Il faut dire qu’on a beaucoup plus d’essayistes que de romanciers en Tunisie, même s’il y a des romans qui peignent cette partie de notre histoire. J’espère qu’il y en aura plus. Les romans savent raconter une humanité qui se joue. En une dizaine d’années, nous avons eu dix gouvernements, six présidents, plus de cinquante partis politiques, des attentats, des assassinats, une inflation qui n’a cessé de grimper…
Il est très difficile de contenir tout ça.
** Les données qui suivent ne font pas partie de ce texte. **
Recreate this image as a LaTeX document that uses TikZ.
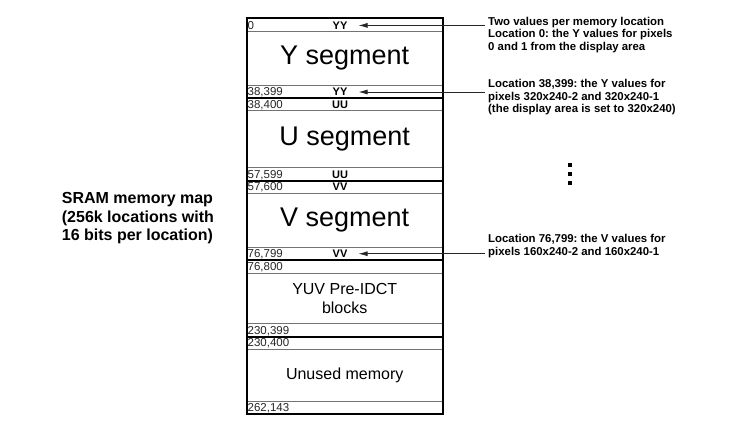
\documentclass[tikz,border=0pt]{standalone}
\usepackage{fontspec}
\setmainfont{Liberation Sans}
\usetikzlibrary{arrows.meta}
\frenchspacing

\begin{document}
\begin{tikzpicture}[x=1pt, y=-1pt, >={Latex[length=9pt,width=5pt]},
    thinrule/.style={black!55, line width=0.8pt},
    thickrule/.style={black, line width=1.8pt},
    addr/.style={anchor=base west, inner sep=0pt, text=black!85, font=\fontsize{11.5}{12}\selectfont},
    val/.style={anchor=base, inner sep=0pt, font=\bfseries\fontsize{11}{12}\selectfont},
    seg/.style={align=center, font=\fontsize{27}{30}\selectfont},
    segsmall/.style={align=center, font=\fontsize{16}{19.3}\selectfont},
    note/.style={anchor=west, align=left, inner xsep=3pt, inner ysep=0pt, font=\bfseries\fontsize{11.4}{12.5}\selectfont},
    pointer/.style={->, black!85, line width=0.8pt, shorten >=11pt}]
    \useasboundingbox (0,0) rectangle (729,431);

    % row separators inside the memory map
    \draw[thinrule] (246.7, 31.7) -- (442.7, 31.7);
    \draw[thinrule] (246.7, 85) -- (442.7, 85);
    \draw[thinrule] (246.7, 110.7) -- (442.7, 110.7);
    \draw[thinrule] (246.7, 167.7) -- (442.7, 167.7);
    \draw[thinrule] (246.7, 193.3) -- (442.7, 193.3);
    \draw[thinrule] (246.7, 247.3) -- (442.7, 247.3);
    \draw[thinrule] (246.7, 273.3) -- (442.7, 273.3);
    \draw[thinrule] (246.7, 323.3) -- (442.7, 323.3);
    \draw[thinrule] (246.7, 349.3) -- (442.7, 349.3);
    \draw[thinrule] (246.7, 401.7) -- (442.7, 401.7);
    \draw[thickrule] (246.7, 98.3) -- (442.7, 98.3);
    \draw[thickrule] (246.7, 180.7) -- (442.7, 180.7);
    \draw[thickrule] (246.7, 260) -- (442.7, 260);
    \draw[thickrule] (246.7, 336.7) -- (442.7, 336.7);
    \draw[thickrule] (246.7, 18.3) rectangle (442.7, 414.3);

    % segments
    \node[seg] (yseg) at (344.7, 58.3) {Y segment};
    \node[seg] (useg) at (344.7, 139.2) {U segment};
    \node[seg] (vseg) at (344.7, 220.3) {V segment};
    \node[segsmall] (idct) at (344.7, 298.8) {YUV Pre-IDCT\\blocks};
    \node[segsmall] (unused) at (344.7, 375.5) {Unused memory};

    % addresses
    \node[addr] (a0) at (247.5, 29.2) {0};
    \node[addr] (a1) at (247.5, 95.8) {38,399};
    \node[addr] (a2) at (247.5, 108.2) {38,400};
    \node[addr] (a3) at (247.5, 178.2) {57,599};
    \node[addr] (a4) at (247.5, 190.8) {57,600};
    \node[addr] (a5) at (247.5, 257.5) {76,799};
    \node[addr] (a6) at (247.5, 270.8) {76,800};
    \node[addr] (a7) at (247.5, 334.2) {230,399};
    \node[addr] (a8) at (247.5, 346.8) {230,400};
    \node[addr] (a9) at (247.5, 411.3) {262,143};

    % stored values
    \node[val] (v0) at (340, 29.2) {YY};
    \node[val] (v1) at (340, 95.8) {YY};
    \node[val] (v2) at (340, 108.2) {UU};
    \node[val] (v3) at (340, 178.2) {UU};
    \node[val] (v4) at (340, 190.8) {VV};
    \node[val] (v5) at (340, 257.5) {VV};

    % notes on the right
    \node[note] (n0) at (485, 35) {Two values per memory location\\Location 0: the Y values for pixels\\0 and 1 from the display area};
    \node[note] (n1) at (485, 97.5) {Location 38,399: the Y values for\\pixels 320x240-2 and 320x240-1\\(the display area is set to 320x240)};
    \node[note] (n2) at (485, 246) {Location 76,799: the V values for\\pixels 160x240-2 and 160x240-1};
    \draw[pointer] (n0.west |- v0) -- (v0.east);
    \draw[pointer] (n1.west |- v1) -- (v1.east);
    \draw[pointer] (n2.west |- v5) -- (v5.east);
    \fill (568, 163) rectangle (572, 167);
    \fill (568, 172) rectangle (572, 176);
    \fill (568, 181) rectangle (572, 185);

    \node[anchor=west, align=left, inner sep=0pt, font=\bfseries\fontsize{16}{18.3}\selectfont] (sram) at (61.7, 218.3) {SRAM memory map\\(256k locations with\\16 bits per location)};
\end{tikzpicture}
\end{document}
On a la tête dans le guidon, et certains n’ont même pas le temps de se demander : “Pourquoi en est-on arrivé là ?”. Je pense que c’est là que la littérature intervient: elle offre une lecture, qui n’est pas forcément celle de la vérité, mais qui implique une distance qui est nécessaire par rapport à tous ces événements. Elle ouvre la brèche de la critique, qui est absolument indispensable.
Quelle est la Tunisie dont rêve votre protagoniste ?
Pendant longtemps, nous avons vécu avec le mythe selon lequel la Tunisie n’avait pas de ressources naturelles, mais qu’elle avait une jeunesse exceptionnelle. Pendant cette même période, les moins de 25 ans représentaient la moitié de la population. On nous a dit que la richesse de notre pays était sa jeunesse, mais on s’est rendu compte que l’on n’a jamais offert aux jeunes la possibilité d’incarner cette richesse.
Mon personnage rêve d’une Tunisie qui tend la main aux jeunes, prenant le temps de faire une vraie révolution. Une Tunisie qui comprend que l’enfant n’est pas juste un mammifère à nourrir. Les jeunes sont en train de sombrer.
Beaucoup sont partis se battre en Syrie, d’autres encore aujourd’hui traversent la mer parce qu’ils pensent qu’ils n’ont rien à perdre. Cet adolescent rêve qu’on s’occupe de lui. Il rêve d’une Tunisie tendre, qui sait aimer les siens.
Derrière cette fresque sinistre, peut-on se permettre de voir de l’espoir dans ce roman et dans l’avenir de cette jeunesse tunisienne ?
Je pense que oui. Cette jeunesse est un fleuve, et tôt ou tard, elle finira par l’emporter. Quant à cet adolescent, même s’il est condamné par tout un système, il ne se laisse pas faire, et c’est déjà quelque chose. Il est enragé, car il cherche de la justice, de la tendresse et de la solidarité. C’est son combat.
Dans sa douleur et sa colère, il sait faire preuve de sarcasme. Il fait rire par moment, mais c’est un rire vital et nerveux, caractéristique des peuples les plus oppressés.
Pendant l’ère Ben Ali, les Tunisiens rivalisaient de créativité pour inventer la blague la plus tordante de rire sur l’ancien président et sa famille. Et quand on réussit à faire preuve d’ironie, quand on réussit à rire, c’est qu’on est encore en vie.